Second, according to Transparency International– an international think tank organization which does research on corruption throughout the world–the rank of Iran’s corruption in 2017, was 130. This rank was equivalent to countries such as Gambia, and Ukraine. Of the 135 countries in the world subject to research in 2017, only four countries (Honduras, Mexico Kyrgyzstan and the Dominican Republic ) were recognized as more corrupt than the Islamic Republic of Iran. Iran’s corruption became institutionalized at the beginning of the Islamic Revolution and through the Islamic Revolutionary Guards (IRGC).
The Islamic Revolutionary Guard started at the beginning of Khomeini’s uprising. Ayatollah Khomeini did not trust the Iranian conventional military.

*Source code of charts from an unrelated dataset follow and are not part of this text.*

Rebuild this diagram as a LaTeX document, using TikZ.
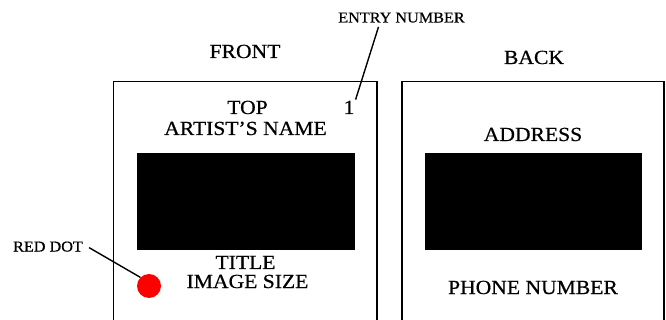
\documentclass[tikz,border=0pt]{standalone}
\usepackage{fontspec}
\setmainfont{Liberation Serif}[FakeStretch=1.08, FakeBold=0.6]
\usetikzlibrary{positioning, calc}
\definecolor{dotred}{RGB}{255,0,0}

\begin{document}
\begin{tikzpicture}[
        x=1pt, y=-1pt,
        card/.style={draw=black, line width=1.6pt},
        slide/.style={fill=black},
        big/.style={font=\fontsize{20}{22}\selectfont, inner sep=0pt, anchor=base},
        small/.style={font=\fontsize{15}{17}\selectfont, inner sep=0pt, anchor=base},
        leader/.style={draw=black, line width=1.4pt},
    ]
    \useasboundingbox (0,0) rectangle (666,320);

    % ===== Front of card =====
    \node[big] (FRONT) at (245,58) {FRONT};
    \draw[card] (113.5,340) |- (377,81.5) -- (377,340);
    \node[big] (TOP)    at (247.5,114) {TOP};
    \node[big] (ARTIST) at (245.5,135) {ARTIST'S NAME};
    \node[big] (ONE)    at (349,114) {1};
    \node[slide, minimum width=218pt, minimum height=97pt, inner sep=0pt] (IMG1) at (246,201.5) {};
    \node[big] (TITLE)  at (245.5,269) {TITLE};
    \node[big] (SIZE)   at (247.5,288) {IMAGE SIZE};
    \node[circle, fill=dotred, minimum size=24pt, inner sep=0pt] (DOT) at (149,286) {};

    % ===== Back of card =====
    \node[big] (BACK) at (534,64) {BACK};
    \draw[card] (402,340) |- (664,81.5) -- (664,340);
    \node[big] (ADDR)  at (533,141) {ADDRESS};
    \node[slide, minimum width=217pt, minimum height=97pt, inner sep=0pt] (IMG2) at (533.5,201.5) {};
    \node[big] (PHONE) at (533,294) {PHONE NUMBER};

    % ===== Callouts =====
    \node[small] (ENTRY) at (401.5,22.5) {ENTRY NUMBER};
    \node[small] (REDDOT) at (48,251.5) {RED DOT};
    \draw[leader] ($(ENTRY.south)+(-23,4)$) -- ($(ONE.north east)+(1,-1)$);
    \draw[leader] ($(REDDOT.east)+(6,1)$) -- (DOT.135);

\end{tikzpicture}
\end{document}
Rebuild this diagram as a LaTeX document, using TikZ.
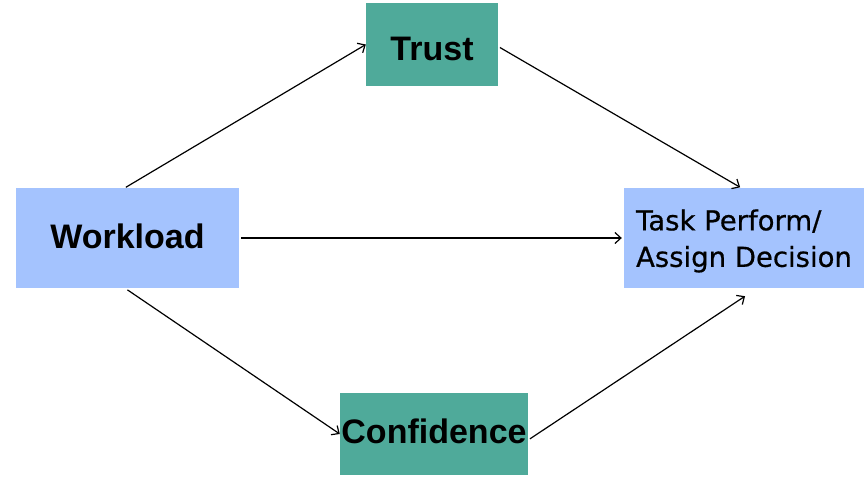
\documentclass[tikz,border=0pt]{standalone}
\usepackage{fontspec}
\usetikzlibrary{arrows.meta}
\setmainfont{Liberation Sans}
\newfontfamily\taskfont[FakeBold=0.6]{DejaVu Sans}
\definecolor{tealbox}{HTML}{4FAA9A}
\definecolor{bluebox}{HTML}{A4C3FE}
\begin{document}
\begin{tikzpicture}[x=1pt,y=-1pt,
  teal/.style={fill=tealbox,draw=none,inner sep=0pt,font=\fontsize{34}{40}\selectfont\bfseries},
  blue/.style={fill=bluebox,draw=none,inner sep=0pt,font=\fontsize{34}{40}\selectfont\bfseries},
  conn/.style={-{Straight Barb[length=6pt,width=11pt,line width=1.2pt]},line width=1.2pt,black}]
\useasboundingbox (0,0) rectangle (864,477);
\node[teal,minimum width=132pt,minimum height=83pt] (T) at (432,44.5) {};
\node at (T.center) [font=\fontsize{34}{40}\selectfont\bfseries,yshift=-4pt] (Tt) {Trust};
\node[blue,minimum width=223pt,minimum height=100pt] (W) at (127.5,238) {};
\node at (W.center) [font=\fontsize{34}{40}\selectfont\bfseries,yshift=2pt] (Wt) {Workload};
\node[blue,minimum width=240pt,minimum height=100pt] (P) at (744,238) {};
\node at (P.center) [align=left,font=\taskfont\fontsize{27.5}{36.5}\selectfont,yshift=-3pt] (Pt) {Task Perform/\\Assign Decision};
\node[teal,minimum width=188pt,minimum height=82pt] (C) at (434,434) {};
\node at (C.center) [font=\fontsize{34}{40}\selectfont\bfseries,yshift=3pt] (Ct) {Confidence};
\draw[conn,shorten <=1pt] ([xshift=-2.5pt]W.north) -- (T.west);
\draw[conn,shorten <=2pt,shorten >=1pt] ([yshift=-2pt]T.east) -- ([xshift=-3pt]P.north);
\draw[conn,shorten <=2pt,shorten >=2pt] (W.east) -- (P.west);
\draw[conn,shorten <=3pt] ([xshift=-2.5pt]W.south) -- (C.west);
\draw[conn,shorten <=2pt] ([yshift=-6pt]C.east) -- ([xshift=1pt,yshift=-8pt]P.south);
\end{tikzpicture}
\end{document}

Thus, the Islamic Revolutionary Guards (at the time one thousand in total) were established primarily for maintaining security. The Iran Iraq war was the beginning of the economic blossoming of the IRGC. The Construction Jihad, also known as the Crusade for Reconstruction of Iran, developed exponentially. The IRGC originally served as combat engineers and built roads, bridges, buildings for Iran’s strategic operations and defensive emplacement. At present, the IRGC’s activities are both military and commercial. According to a study by Rand National Defense Research Institute, “from laser eye surgery and construction to automobile manufacturing and real estate, the IRGC has extended its influence into virtually every sector of the Iranian market. The subtext of this apparent economic populism is the IRGC’s control of Iran’s shadow economy. Further, A substantial degree of Iran’s illicit smuggling networks, kickbacks, no-bid contracts and accumulation of wealth by the commanders and administrators of the IRGC remains largely unseen by the Iranian public. According to a study by the Foundation for Defense of Democracies, a Washington think tank organization, in recent years “the risks for foreign investors in Iran ….. risks of exposure to money-laundering, and terror finance ……have only increased. The Revolutionary Guard lies at the heart of these risks. The IRGC launders money from the “legitimate” business to fund its illicit activities; it finances terrorist groups across the world; and it enriches itself at the expense of the Iranian people through corruption and kleptocracy”.
The fact is that, contrary to common belief, the imposition of sanctions against Iran could result in substantial profits in terms of economic rent, for the IRGC or its affiliated groups. This point needs an explanation. As a result of President Trump’s decision to discontinue the nuclear deal with Iran and subsequent re-imposition of the U.S. sanction, Iran will not have the customary and institutionally recognized credit access to large global banks. In the past, that is, prior to lifting the sanctions by the Obama administration, the IRGC’s affiliates such as Quds Force engaged in bartered commodity transactions with various countries. For example, the Iranian supplier, would export crude oil to countries such as Bangladesh or Pakistan, and in turn would receive manufactured products such as computers and electronic gadgets. Transactions on part of the Iran were arranged and implemented by the IRGC or one of its affiliated “nonprofit” organizations. Thus Iran’s corruption in institutional in nature.